Alquity’s investments are highly liquid – 90 percent of its holdings could probably be sold in three days and the remainder in a few more. It invests in substantial organisations with good prospects and is careful about which parts of Africa it considers. At the moment it’s investing in 11 of the 54 countries that make up the continent, the land area of which is so large it exceeds that of the USA, China, the EU and India combined.
According to the US Geological Survey, Africa has 89 percent of the world’s platinum, 74 percent of its chrome, 60 percent of its diamonds, 51 percent of its phosphates, 12 percent of its oil and 9 percent of its natural gas. And the figures for the last two are likely to be a gross understatement, as new discoveries are being made all the time.
The altruistic angle isn’t new to Alquity – the firm’s name is a blend of ‘altruism’ and ‘equity’. Its primary purpose is to deliver attractive returns regardless of ethics or social concerns. But then it believes in transforming lives through donations and sustainable investments. It takes its prospects’ environmental, social and corporate governance (ESG) stance into account, not least because it leads to better returns. It also takes RiskMetrics company ratings into consideration.
Paul Robinson is the mastermind behind this operation. He is also a trustee of the One Foundation and its trading arm, Global Ethics. He’s a serial entrepreneur who believes in ‘profit for a purpose’. The One Foundation sells condoms and uses the profits to fund HIV/AIDS projects in Africa. Profits from its bottled water help fund ‘play pumps’, which are roundabouts that pump water up into accessible storage from deep underground. In each case, the connection between purchased product and benefit in Africa is clear. The same goes for investment funds and microfinance – there’s a strong resonance between the two.
It’s early days for the fund, launched in the UK and Europe last June. While the parent group manages $130m in funds, Alquity Africa has so far grown from $1m to $5.14m. Robinson is on record as hoping to create 100,000 jobs in Africa by 2012. A sustainable job costs around £60 to create and each job supports around five people. Since performance fees don’t materialise until mid-year, it’s not really possible to measure progress towards that goal yet.
On the subject of giving investment advice, when pressed, Robinson said, “What investors choose to do depends on their risk profiles. But ask yourself about the prospects of Europe and the USA by comparison with developing countries.” He illustrated this with charts showing returns between 2000 and 2010, based on Bloomberg figures. The MSCI Developed Markets grew 32 percent while the Emerging Markets grew 350 percent. Both dipped substantially in 2007/8 but the Emerging Markets has made a slightly stronger recovery. Alquity is banking on the African markets performing in a similar way, recommending investment for at least three to five years.
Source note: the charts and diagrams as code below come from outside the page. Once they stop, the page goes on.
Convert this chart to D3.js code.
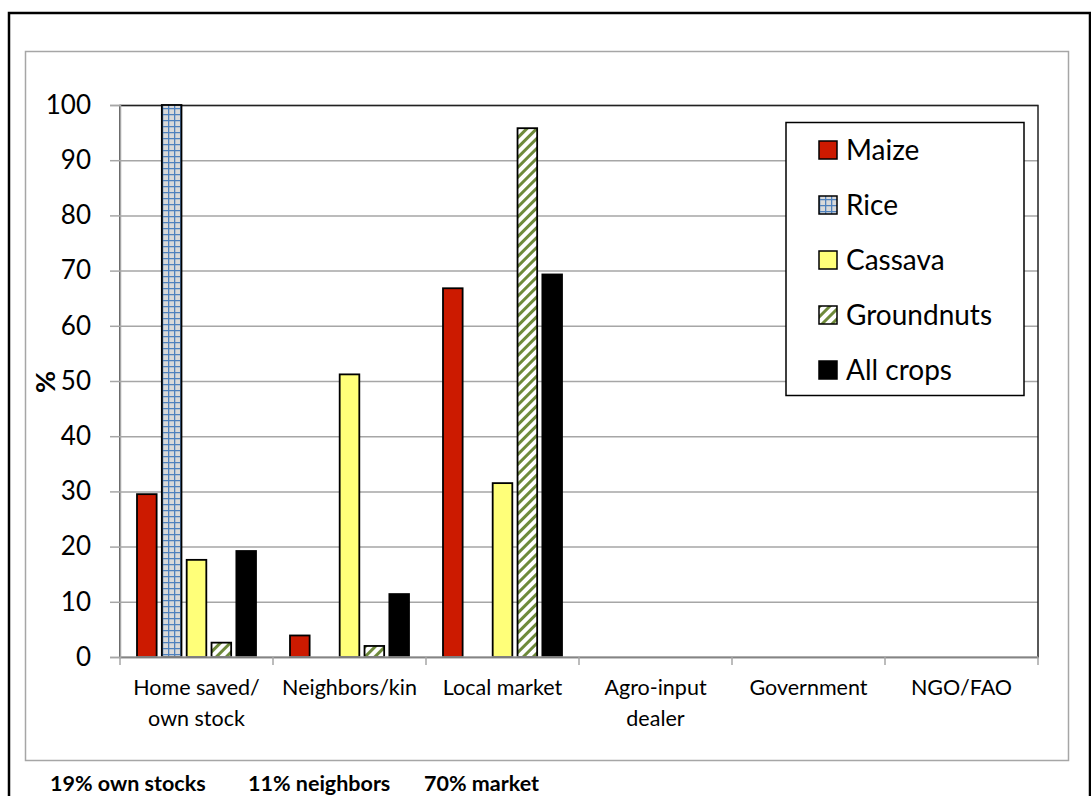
<!DOCTYPE html>
<html>
<head>
<meta charset="utf-8">
<script src="https://cdn.jsdelivr.net/npm/d3@7"></script>
<style>
  html, body { margin: 0; padding: 0; background: #fff; }
  svg { display: block; font-family: Lato, "Open Sans", sans-serif; }
</style>
</head>
<body>
<svg id="chart" width="1091" height="796"></svg>
<script>
// Seed sources by crop (% of farmers)
const categories = ["Home saved/ own stock", "Neighbors/kin", "Local market", "Agro-input dealer", "Government", "NGO/FAO"];
const categoryLines = [["Home saved/", "own stock"], ["Neighbors/kin"], ["Local market"], ["Agro-input", "dealer"], ["Government"], ["NGO/FAO"]];
const seriesNames = ["Maize", "Rice", "Cassava", "Groundnuts", "All crops"];
const maize      = [29.5, 3.9, 66.8, 0, 0, 0];
const rice       = [100, 0, 0, 0, 0, 0];
const cassava    = [17.6, 51.2, 31.5, 0, 0, 0];
const groundnuts = [2.6, 2.0, 95.8, 0, 0, 0];
const allCrops   = [19.2, 11.4, 69.3, 0, 0, 0];
const yTicks = [0, 10, 20, 30, 40, 50, 60, 70, 80, 90, 100];
const summaryLabels = ["19% own stocks", "11% neighbors", "70% market"];

const seriesValues = [maize, rice, cassava, groundnuts, allCrops];

const svg = d3.select("#chart");
const defs = svg.append("defs");

// Rice: blue grid over light grey
const grid = defs.append("pattern").attr("id", "pat-rice")
  .attr("patternUnits", "userSpaceOnUse").attr("width", 6).attr("height", 6);
grid.append("rect").attr("width", 6).attr("height", 6).attr("fill", "#d9d9d9");
grid.append("path").attr("d", "M0,0.6H6M0.6,0V6").attr("stroke", "#4f81bd").attr("stroke-width", 1.4);

// Groundnuts: olive diagonal stripes on white
const stripes = defs.append("pattern").attr("id", "pat-gnut")
  .attr("patternUnits", "userSpaceOnUse").attr("width", 7).attr("height", 7)
  .attr("patternTransform", "rotate(45)");
stripes.append("rect").attr("width", 7).attr("height", 7).attr("fill", "#fff");
stripes.append("line").attr("x1", 1.5).attr("x2", 1.5).attr("y1", 0).attr("y2", 7)
  .attr("stroke", "#6e8a3a").attr("stroke-width", 3);

const fills = ["#cc1a00", "url(#pat-rice)", "#ffff79", "url(#pat-gnut)", "#000"];

// Outer frame and chart-area frame
svg.append("rect").attr("x", 9).attr("y", 13).attr("width", 1081).attr("height", 800)
  .attr("fill", "none").attr("stroke", "#000").attr("stroke-width", 2.5);
svg.append("rect").attr("x", 25.5).attr("y", 51.5).attr("width", 1043).attr("height", 709)
  .attr("fill", "none").attr("stroke", "#a6a6a6").attr("stroke-width", 1.5);

const plot = { left: 120, right: 1038, top: 105, bottom: 657 };

const y = d3.scaleLinear().domain([0, 100]).range([plot.bottom, plot.top]);
const x0 = d3.scaleBand().domain(categories).range([plot.left, plot.right]).padding(0);
const x1 = d3.scaleBand().domain(seriesNames).range([17, x0.bandwidth() - 17]).paddingInner(0.21).paddingOuter(0);

// Gridlines
svg.append("g").selectAll("line").data(yTicks.filter(d => d > 0)).join("line")
  .attr("x1", plot.left).attr("x2", plot.right)
  .attr("y1", d => y(d) + 0.5).attr("y2", d => y(d) + 0.5)
  .attr("stroke", "#a6a6a6").attr("stroke-width", 1.5);

// Plot border
svg.append("rect").attr("x", plot.left).attr("y", plot.top + 0.5)
  .attr("width", plot.right - plot.left).attr("height", plot.bottom - plot.top)
  .attr("fill", "none").attr("stroke", "#222").attr("stroke-width", 1.5);

// Bars
const barGroups = svg.append("g").selectAll("g").data(seriesNames).join("g")
  .attr("fill", (d, i) => fills[i]);
barGroups.selectAll("rect")
  .data((s, si) => categories.map((c, ci) => ({ s, c, v: seriesValues[si][ci] })).filter(d => d.v > 0))
  .join("rect")
  .attr("x", d => x0(d.c) + x1(d.s))
  .attr("width", x1.bandwidth())
  .attr("y", d => y(d.v))
  .attr("height", d => y(0) - y(d.v))
  .attr("stroke", "#000").attr("stroke-width", 1.8);

// Y axis
const yAxis = svg.append("g").attr("transform", `translate(${plot.left},0)`)
  .call(d3.axisLeft(y).tickValues(yTicks).tickSize(10).tickPadding(19).tickFormat(d3.format("d")));
yAxis.select(".domain").attr("stroke", "#a6a6a6").attr("stroke-width", 1.5);
yAxis.selectAll(".tick line").attr("stroke", "#a6a6a6").attr("stroke-width", 1.5);
yAxis.selectAll(".tick text").attr("font-size", 26).attr("fill", "#000")
  .attr("font-family", "Lato, sans-serif");

// X axis with ticks at category boundaries
const xAxisG = svg.append("g");
xAxisG.append("line").attr("x1", plot.left).attr("x2", plot.right)
  .attr("y1", plot.bottom).attr("y2", plot.bottom)
  .attr("stroke", "#a6a6a6").attr("stroke-width", 1.5);
const boundaries = categories.map(c => x0(c)).concat([plot.right]);
xAxisG.selectAll("line.tk").data(boundaries).join("line").attr("class", "tk")
  .attr("x1", d => d).attr("x2", d => d).attr("y1", plot.bottom).attr("y2", plot.bottom + 8)
  .attr("stroke", "#a6a6a6").attr("stroke-width", 1.5);
xAxisG.selectAll("text").data(categories).join("text")
  .attr("x", d => x0(d) + x0.bandwidth() / 2)
  .attr("y", 695)
  .attr("text-anchor", "middle").attr("font-size", 21.5).attr("fill", "#000")
  .each(function (d, i) {
    d3.select(this).selectAll("tspan").data(categoryLines[i]).join("tspan")
      .attr("x", x0(d) + x0.bandwidth() / 2)
      .attr("dy", (t, j) => j === 0 ? 0 : 31)
      .text(t => t);
  });

// Y axis title
svg.append("text").attr("transform", "translate(55,382) rotate(-90)")
  .attr("text-anchor", "middle").attr("font-size", 27).attr("font-weight", "bold").text("%");

// Legend
const legend = svg.append("g");
legend.append("rect").attr("x", 786).attr("y", 122.5).attr("width", 238).attr("height", 273)
  .attr("fill", "#fff").attr("stroke", "#000").attr("stroke-width", 1.5);
const items = legend.selectAll("g.item").data(seriesNames).join("g").attr("class", "item")
  .attr("transform", (d, i) => `translate(819,${150 + i * 55})`);
items.append("rect").attr("x", 0).attr("y", -9).attr("width", 18).attr("height", 18)
  .attr("fill", (d, i) => fills[i]).attr("stroke", "#000").attr("stroke-width", 1.5);
items.append("text").attr("x", 27).attr("y", 10).attr("font-size", 28).attr("fill", "#000").text(d => d);

// Summary line
const sx = [50, 248, 424];
svg.append("g").selectAll("text").data(summaryLabels).join("text")
  .attr("x", (d, i) => sx[i]).attr("y", 791)
  .attr("font-size", 21.5).attr("font-weight", "bold").attr("fill", "#000").text(d => d);
</script>
</body>
</html>
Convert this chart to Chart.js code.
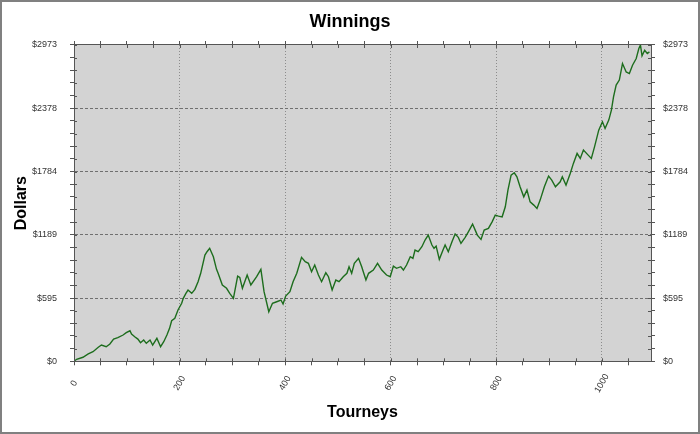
<!DOCTYPE html>
<html><head><meta charset="utf-8">
<script src="https://cdn.jsdelivr.net/npm/chart.js@4.4.1/dist/chart.umd.min.js"></script>
<style>html,body{margin:0;padding:0;background:#fff;}#wrap{width:700px;height:434px;}</style>
</head><body><div id="wrap"><canvas id="c" width="700" height="434"></canvas></div>
<script>
const tourneys = [0,5,17,27,36,46,52,61,68,75,83,93,99,106,109,115,121,126,132,137,144,149,157,164,170,176,181,185,191,197,204,207,212,216,223,229,235,240,248,252,257,264,270,273,281,289,295,302,310,314,319,328,335,346,354,360,369,376,384,392,396,401,409,415,422,431,438,444,450,456,463,469,477,482,489,496,502,510,517,521,526,531,539,545,548,553,558,567,575,583,592,599,605,611,619,624,630,637,642,646,652,659,665,671,678,682,686,692,699,703,709,716,722,728,733,741,747,755,760,764,771,777,785,792,798,804,811,817,822,828,834,839,845,852,858,864,871,877,883,891,899,905,912,921,925,932,940,946,953,959,965,974,980,986,994,1001,1006,1013,1018,1022,1027,1033,1039,1046,1052,1058,1065,1070,1073,1076,1081,1086,1090];
const dollars = [0,19,38,69,90,132,153,137,163,209,222,247,269,287,256,231,209,175,200,169,200,153,216,137,184,247,310,381,404,482,545,592,639,670,639,676,748,827,999,1030,1062,983,864,827,717,686,639,592,801,789,686,811,717,795,864,654,466,545,560,576,538,613,654,748,827,977,936,921,842,905,811,748,832,795,670,764,748,795,827,889,827,921,968,889,842,764,827,858,921,858,811,795,895,874,889,858,905,983,968,1046,1030,1077,1140,1186,1093,1062,1083,958,1046,1093,1030,1124,1196,1165,1108,1165,1217,1290,1233,1186,1146,1233,1249,1311,1374,1365,1358,1452,1609,1750,1772,1734,1640,1546,1609,1499,1468,1437,1515,1640,1741,1703,1640,1687,1734,1656,1766,1860,1954,1907,1985,1938,1907,2016,2173,2251,2189,2267,2361,2486,2596,2643,2799,2720,2705,2783,2846,2940,2973,2871,2924,2893,2908];
const xTickValues = [0,200,400,600,800,1000];
const xTickLabels = ['0','200','400','600','800','1000'];
const yTickValues = [0,594.6,1189.2,1783.8,2378.4,2973];
const yTickLabels = ['$0','$595','$1189','$1784','$2378','$2973'];
const xMax = 1093;
const xMinorStep = 50;
const yMinorPerMajor = 5;

const FONT = '"Liberation Sans", Arial, sans-serif';
const points = tourneys.map((t,i)=>({x:t,y:dollars[i]}));

function xTicks(scale){
  const t=[]; for(let v=0; v<=xMax; v+=xMinorStep) t.push({value:v}); scale.ticks=t;
}
function yTicks(scale){
  const t=[];
  for(let i=0;i<yTickValues.length-1;i++){
    const a=yTickValues[i], b=yTickValues[i+1];
    for(let k=0;k<yMinorPerMajor;k++) t.push({value:a+(b-a)*k/yMinorPerMajor});
  }
  t.push({value:yTickValues[yTickValues.length-1]});
  scale.ticks=t;
}
function yLabel(v){
  const i=yTickValues.findIndex(a=>Math.abs(a-v)<1e-6);
  return i>=0?yTickLabels[i]:'';
}
function isInnerYMajor(v){
  const i=yTickValues.findIndex(a=>Math.abs(a-v)<1e-6);
  return i>0 && i<yTickValues.length-1;
}
function isInnerXMajor(v){
  return xTickValues.indexOf(v)>0;
}

const framePlugin = {
  id:'frame',
  beforeDraw(chart){
    const {ctx, chartArea:a} = chart;
    ctx.save();
    ctx.fillStyle='#ffffff'; ctx.fillRect(0,0,chart.width,chart.height);
    ctx.fillStyle='#d3d3d3'; ctx.fillRect(a.left,a.top,a.right-a.left,a.bottom-a.top);
    ctx.restore();
  },
  afterDraw(chart){
    const ctx=chart.ctx, a=chart.chartArea;
    ctx.save();
    // inner tick marks
    ctx.strokeStyle='#555'; ctx.lineWidth=1;
    ['x','x2'].forEach(id=>{
      const s=chart.scales[id];
      s.ticks.forEach(t=>{
        const p=Math.round(s.getPixelForValue(t.value))+0.5;
        ctx.beginPath();
        if(id==='x'){ctx.moveTo(p,a.bottom);ctx.lineTo(p,a.bottom-3);} else {ctx.moveTo(p,a.top);ctx.lineTo(p,a.top+3);}
        ctx.stroke();
      });
    });
    ['y','y2'].forEach(id=>{
      const s=chart.scales[id];
      s.ticks.forEach(t=>{
        const p=Math.round(s.getPixelForValue(t.value))+0.5;
        ctx.beginPath();
        if(id==='y'){ctx.moveTo(a.left,p);ctx.lineTo(a.left+3,p);} else {ctx.moveTo(a.right,p);ctx.lineTo(a.right-3,p);}
        ctx.stroke();
      });
    });
    // x tick labels, rotated
    const xs=chart.scales.x;
    ctx.font='9px '+FONT; ctx.fillStyle='#333'; ctx.textAlign='center'; ctx.textBaseline='middle';
    xTickValues.forEach((v,i)=>{
      const px=xs.getPixelForValue(v);
      ctx.save(); ctx.translate(px, a.bottom+22); ctx.rotate(-Math.PI/3);
      ctx.fillText(xTickLabels[i],0,0); ctx.restore();
    });
    // outer frame
    ctx.strokeStyle='#808080'; ctx.lineWidth=2;
    ctx.strokeRect(1,1,chart.width-2,chart.height-2);
    ctx.restore();
  }
};

new Chart(document.getElementById('c'), {
  type:'line',
  data:{datasets:[{data:points, borderColor:'#1d6d1d', borderWidth:1.4, pointRadius:0, tension:0, fill:false}]},
  options:{
    responsive:false, animation:false, devicePixelRatio:1,
    layout:{padding:0, autoPadding:false},
    plugins:{
      legend:{display:false}, tooltip:{enabled:false},
      title:{display:true, text:'Winnings', color:'#000', font:{family:FONT, size:18, weight:'bold', lineHeight:1.2}, padding:{top:11,bottom:0}}
    },
    scales:{
      x:{type:'linear', position:'bottom', min:0, max:xMax,
        afterBuildTicks:xTicks, afterFit(s){s.height=434-361.3;},
        ticks:{display:false, autoSkip:false},
        grid:{color:c=>isInnerXMajor(c.tick&&c.tick.value)?'#8c8c8c':'rgba(0,0,0,0)', lineWidth:1, tickColor:'#555', tickLength:4},
        border:{display:true, color:'#555', width:1, dash:[1,2]},
        title:{display:true, text:'Tourneys', color:'#000', font:{family:FONT,size:16,weight:'bold',lineHeight:1.2}, padding:{top:0,bottom:12}}
      },
      x2:{type:'linear', position:'top', min:0, max:xMax,
        afterBuildTicks:xTicks, afterFit(s){s.height=12.4;},
        ticks:{display:false, autoSkip:false},
        grid:{drawOnChartArea:false, tickColor:'#555', tickLength:4},
        border:{display:true, color:'#555', width:1}
      },
      y:{type:'linear', position:'left', min:0, max:2973,
        afterBuildTicks:yTicks, afterFit(s){s.width=74;},
        ticks:{autoSkip:false, callback:v=>yLabel(v), color:'#333', font:{family:FONT,size:9}, padding:13},
        grid:{color:c=>isInnerYMajor(c.tick&&c.tick.value)?'#707070':'rgba(0,0,0,0)', lineWidth:1, tickColor:'#555', tickLength:4},
        border:{display:true, color:'#555', width:1, dash:[3,2]},
        title:{display:true, text:'Dollars', color:'#000', font:{family:FONT,size:16,weight:'bold',lineHeight:1.2}, padding:{top:12,bottom:0}}
      },
      y2:{type:'linear', position:'right', min:0, max:2973,
        afterBuildTicks:yTicks, afterFit(s){s.width=49;},
        ticks:{autoSkip:false, callback:v=>yLabel(v), color:'#333', font:{family:FONT,size:9}, padding:8},
        grid:{drawOnChartArea:false, tickColor:'#555', tickLength:4},
        border:{display:true, color:'#555', width:1}
      }
    }
  },
  plugins:[framePlugin]
});
</script></body></html>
The company’s top 10 holdings at the end of December represented about a third of the portfolio. In order of size, these were in South Africa, Nigeria, Egypt, Zambia and Ghana. Egypt is the only one that has been subject to recent upheavals. In sector sequence they were telecommunications, materials, energy, banks, food retailing, media and pharmaceuticals.
Investors, in theory, can do themselves and others good with very little effort. To pinch a phrase from Robinson, it’s “armchair philanthropy”.